- DATASET EXTRACT:
· · · ·

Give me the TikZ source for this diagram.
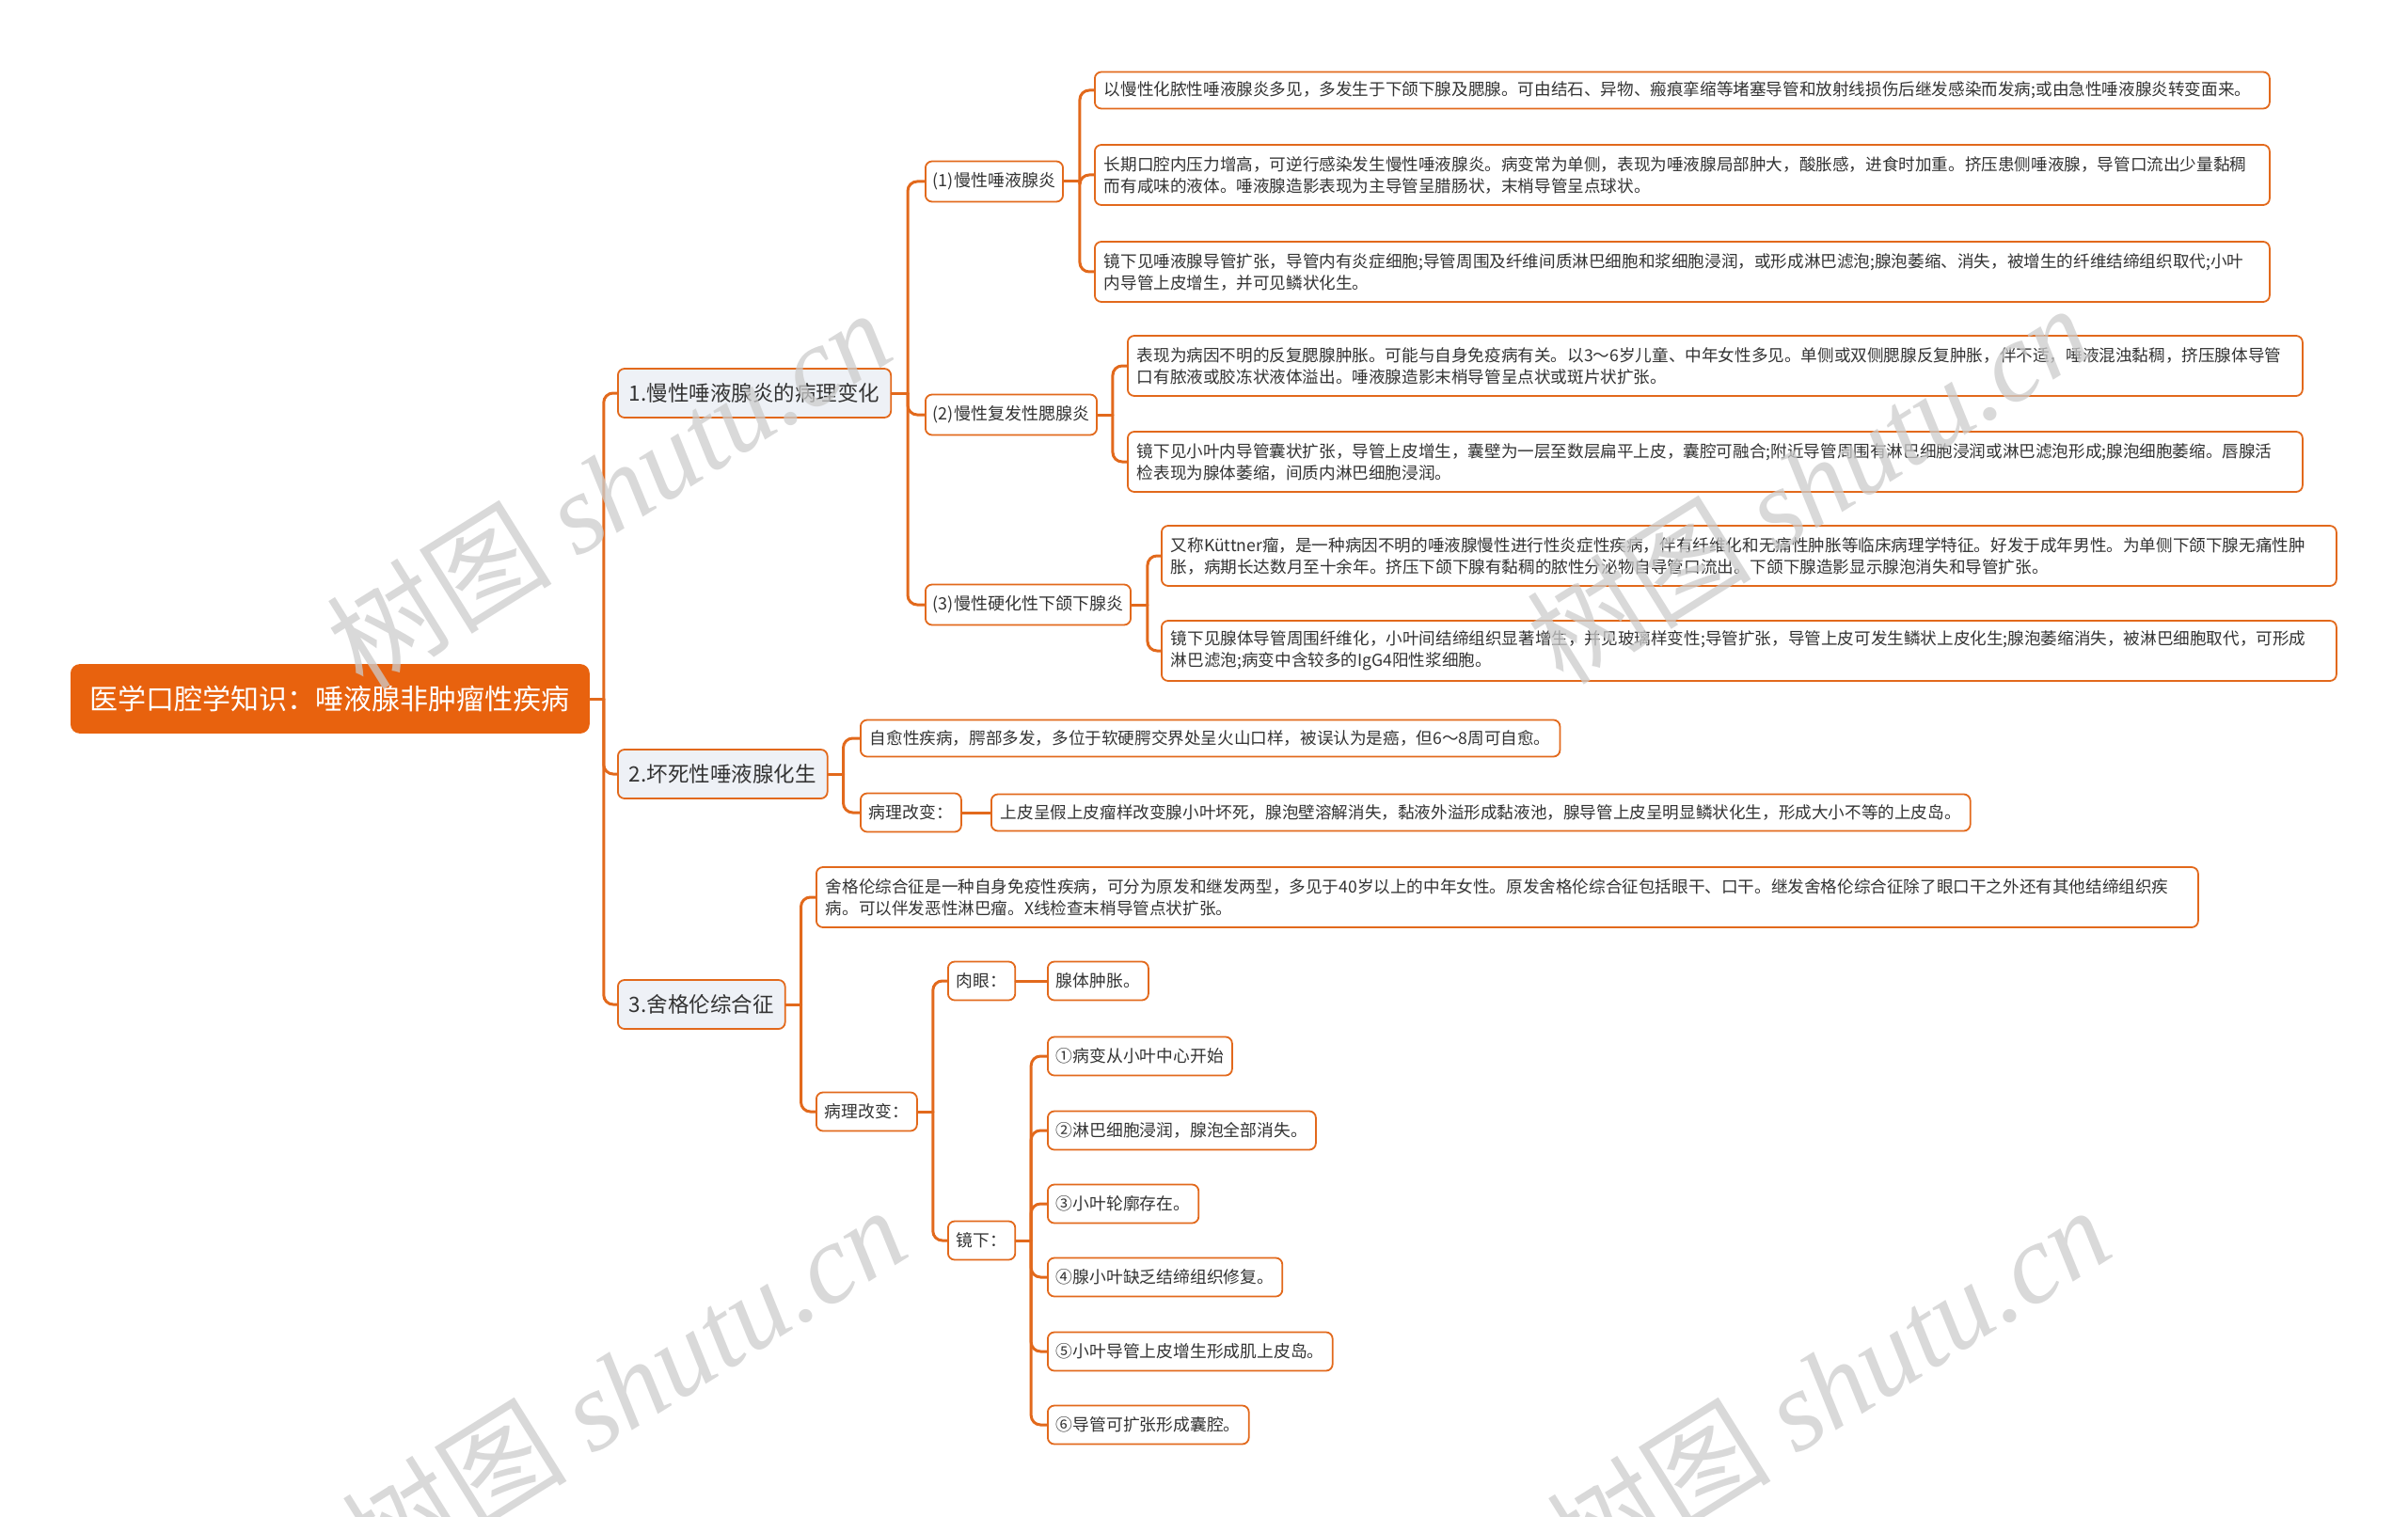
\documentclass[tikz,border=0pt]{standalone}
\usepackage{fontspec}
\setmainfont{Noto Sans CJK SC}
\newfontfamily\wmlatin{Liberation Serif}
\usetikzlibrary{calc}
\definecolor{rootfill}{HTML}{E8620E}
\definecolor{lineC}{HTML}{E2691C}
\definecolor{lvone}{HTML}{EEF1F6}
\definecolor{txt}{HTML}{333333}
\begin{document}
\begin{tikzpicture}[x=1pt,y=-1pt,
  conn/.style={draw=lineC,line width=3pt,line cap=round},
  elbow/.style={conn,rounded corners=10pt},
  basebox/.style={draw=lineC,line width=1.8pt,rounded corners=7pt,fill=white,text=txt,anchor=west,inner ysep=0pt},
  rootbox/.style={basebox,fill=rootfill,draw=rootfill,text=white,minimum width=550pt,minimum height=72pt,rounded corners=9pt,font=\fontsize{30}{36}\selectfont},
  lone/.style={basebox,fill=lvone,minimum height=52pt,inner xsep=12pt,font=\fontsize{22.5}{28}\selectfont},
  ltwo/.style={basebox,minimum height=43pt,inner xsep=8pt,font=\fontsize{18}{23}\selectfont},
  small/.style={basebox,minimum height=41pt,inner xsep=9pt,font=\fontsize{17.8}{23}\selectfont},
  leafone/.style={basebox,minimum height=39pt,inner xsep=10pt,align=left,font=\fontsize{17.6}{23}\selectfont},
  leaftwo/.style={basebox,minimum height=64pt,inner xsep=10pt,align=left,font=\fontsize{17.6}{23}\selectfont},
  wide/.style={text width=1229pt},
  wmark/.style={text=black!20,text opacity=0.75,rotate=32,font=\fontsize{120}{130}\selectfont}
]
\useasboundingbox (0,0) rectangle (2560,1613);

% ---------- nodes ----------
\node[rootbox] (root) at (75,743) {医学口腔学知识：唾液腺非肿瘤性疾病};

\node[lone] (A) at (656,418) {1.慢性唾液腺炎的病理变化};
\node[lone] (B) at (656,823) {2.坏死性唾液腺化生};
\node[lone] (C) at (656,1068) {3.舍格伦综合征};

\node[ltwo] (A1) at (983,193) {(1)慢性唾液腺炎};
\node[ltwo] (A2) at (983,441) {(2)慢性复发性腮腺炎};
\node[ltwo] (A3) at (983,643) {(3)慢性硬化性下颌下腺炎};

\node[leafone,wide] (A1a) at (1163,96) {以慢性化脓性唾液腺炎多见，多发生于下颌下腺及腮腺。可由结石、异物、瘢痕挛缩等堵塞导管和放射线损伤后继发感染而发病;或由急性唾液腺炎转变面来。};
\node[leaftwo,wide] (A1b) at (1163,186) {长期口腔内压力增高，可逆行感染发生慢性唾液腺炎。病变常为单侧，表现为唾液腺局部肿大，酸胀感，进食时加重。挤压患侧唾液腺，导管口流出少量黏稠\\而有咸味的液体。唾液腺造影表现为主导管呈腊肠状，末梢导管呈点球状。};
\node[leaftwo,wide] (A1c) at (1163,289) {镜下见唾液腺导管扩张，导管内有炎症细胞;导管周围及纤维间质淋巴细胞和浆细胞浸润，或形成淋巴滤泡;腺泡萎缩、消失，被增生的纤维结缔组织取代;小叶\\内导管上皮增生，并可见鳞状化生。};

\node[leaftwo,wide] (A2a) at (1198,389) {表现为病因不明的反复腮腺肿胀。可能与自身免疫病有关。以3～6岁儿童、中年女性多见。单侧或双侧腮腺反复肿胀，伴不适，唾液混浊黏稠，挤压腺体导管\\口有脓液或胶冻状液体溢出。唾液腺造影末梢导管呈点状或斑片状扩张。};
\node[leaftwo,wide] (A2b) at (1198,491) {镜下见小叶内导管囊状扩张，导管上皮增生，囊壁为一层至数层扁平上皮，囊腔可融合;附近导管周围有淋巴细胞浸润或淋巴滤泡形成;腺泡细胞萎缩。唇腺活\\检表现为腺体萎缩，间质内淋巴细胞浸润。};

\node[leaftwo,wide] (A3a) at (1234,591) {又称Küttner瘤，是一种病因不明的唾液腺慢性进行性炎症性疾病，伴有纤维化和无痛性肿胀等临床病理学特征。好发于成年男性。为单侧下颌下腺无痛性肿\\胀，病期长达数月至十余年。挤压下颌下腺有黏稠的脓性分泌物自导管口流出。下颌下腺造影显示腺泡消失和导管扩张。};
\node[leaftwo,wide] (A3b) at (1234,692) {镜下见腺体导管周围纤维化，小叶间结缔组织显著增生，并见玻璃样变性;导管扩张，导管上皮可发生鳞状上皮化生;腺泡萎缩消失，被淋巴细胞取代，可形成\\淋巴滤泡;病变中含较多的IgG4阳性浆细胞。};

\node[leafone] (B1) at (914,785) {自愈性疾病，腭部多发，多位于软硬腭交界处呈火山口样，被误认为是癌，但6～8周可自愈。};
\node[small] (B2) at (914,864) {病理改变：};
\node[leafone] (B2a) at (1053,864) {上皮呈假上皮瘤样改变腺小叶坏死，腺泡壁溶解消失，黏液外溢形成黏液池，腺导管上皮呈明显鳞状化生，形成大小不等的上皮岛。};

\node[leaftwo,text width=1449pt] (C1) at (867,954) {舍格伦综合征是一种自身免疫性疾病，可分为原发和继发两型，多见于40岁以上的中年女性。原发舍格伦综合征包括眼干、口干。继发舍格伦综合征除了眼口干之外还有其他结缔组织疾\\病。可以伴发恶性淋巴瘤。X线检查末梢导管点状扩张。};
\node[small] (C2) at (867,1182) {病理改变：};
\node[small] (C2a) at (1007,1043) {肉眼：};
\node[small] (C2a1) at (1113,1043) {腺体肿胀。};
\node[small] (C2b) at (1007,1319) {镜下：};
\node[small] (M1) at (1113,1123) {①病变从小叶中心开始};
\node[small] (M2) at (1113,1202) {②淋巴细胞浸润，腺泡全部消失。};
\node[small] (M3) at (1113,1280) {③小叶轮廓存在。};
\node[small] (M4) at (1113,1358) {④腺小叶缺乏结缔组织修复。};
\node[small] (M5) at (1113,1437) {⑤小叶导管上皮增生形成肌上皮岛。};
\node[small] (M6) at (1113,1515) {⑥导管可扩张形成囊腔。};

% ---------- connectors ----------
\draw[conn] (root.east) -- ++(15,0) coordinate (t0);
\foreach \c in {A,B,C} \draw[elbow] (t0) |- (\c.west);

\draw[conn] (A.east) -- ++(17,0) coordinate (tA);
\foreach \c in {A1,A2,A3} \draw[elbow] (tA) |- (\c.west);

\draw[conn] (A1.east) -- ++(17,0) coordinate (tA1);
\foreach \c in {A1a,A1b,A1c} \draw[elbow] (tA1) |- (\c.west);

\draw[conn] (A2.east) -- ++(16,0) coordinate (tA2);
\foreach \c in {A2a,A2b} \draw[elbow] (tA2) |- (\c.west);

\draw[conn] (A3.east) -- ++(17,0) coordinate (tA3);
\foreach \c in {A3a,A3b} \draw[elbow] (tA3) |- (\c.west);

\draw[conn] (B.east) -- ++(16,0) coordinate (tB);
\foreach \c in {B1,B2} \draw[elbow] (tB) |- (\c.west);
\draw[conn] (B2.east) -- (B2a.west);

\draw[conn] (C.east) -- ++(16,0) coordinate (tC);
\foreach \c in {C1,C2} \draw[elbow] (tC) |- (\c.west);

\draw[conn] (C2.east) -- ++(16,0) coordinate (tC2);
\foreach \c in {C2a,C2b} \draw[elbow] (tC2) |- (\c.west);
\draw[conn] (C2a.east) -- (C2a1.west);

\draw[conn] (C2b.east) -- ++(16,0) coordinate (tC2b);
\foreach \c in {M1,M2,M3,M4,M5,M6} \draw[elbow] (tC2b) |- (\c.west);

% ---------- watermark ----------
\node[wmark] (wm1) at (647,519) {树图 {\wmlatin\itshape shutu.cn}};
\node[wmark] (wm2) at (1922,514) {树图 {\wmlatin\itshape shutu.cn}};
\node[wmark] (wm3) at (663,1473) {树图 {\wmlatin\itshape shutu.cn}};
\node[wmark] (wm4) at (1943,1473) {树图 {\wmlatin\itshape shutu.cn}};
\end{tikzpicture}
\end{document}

· · · ·

Omitting all pictures, restate exactly the lines of the material from its start through the line that contains "(root) at (75,743)".

- RIGHT ANSWER:
Give me the TikZ source for this diagram.
\documentclass[tikz,border=0pt]{standalone}
\usepackage{fontspec}
\setmainfont{Noto Sans CJK SC}
\newfontfamily\wmlatin{Liberation Serif}
\usetikzlibrary{calc}
\definecolor{rootfill}{HTML}{E8620E}
\definecolor{lineC}{HTML}{E2691C}
\definecolor{lvone}{HTML}{EEF1F6}
\definecolor{txt}{HTML}{333333}
\begin{document}
\begin{tikzpicture}[x=1pt,y=-1pt,
  conn/.style={draw=lineC,line width=3pt,line cap=round},
  elbow/.style={conn,rounded corners=10pt},
  basebox/.style={draw=lineC,line width=1.8pt,rounded corners=7pt,fill=white,text=txt,anchor=west,inner ysep=0pt},
  rootbox/.style={basebox,fill=rootfill,draw=rootfill,text=white,minimum width=550pt,minimum height=72pt,rounded corners=9pt,font=\fontsize{30}{36}\selectfont},
  lone/.style={basebox,fill=lvone,minimum height=52pt,inner xsep=12pt,font=\fontsize{22.5}{28}\selectfont},
  ltwo/.style={basebox,minimum height=43pt,inner xsep=8pt,font=\fontsize{18}{23}\selectfont},
  small/.style={basebox,minimum height=41pt,inner xsep=9pt,font=\fontsize{17.8}{23}\selectfont},
  leafone/.style={basebox,minimum height=39pt,inner xsep=10pt,align=left,font=\fontsize{17.6}{23}\selectfont},
  leaftwo/.style={basebox,minimum height=64pt,inner xsep=10pt,align=left,font=\fontsize{17.6}{23}\selectfont},
  wide/.style={text width=1229pt},
  wmark/.style={text=black!20,text opacity=0.75,rotate=32,font=\fontsize{120}{130}\selectfont}
]
\useasboundingbox (0,0) rectangle (2560,1613);

% ---------- nodes ----------
\node[rootbox] (root) at (75,743) {医学口腔学知识：唾液腺非肿瘤性疾病};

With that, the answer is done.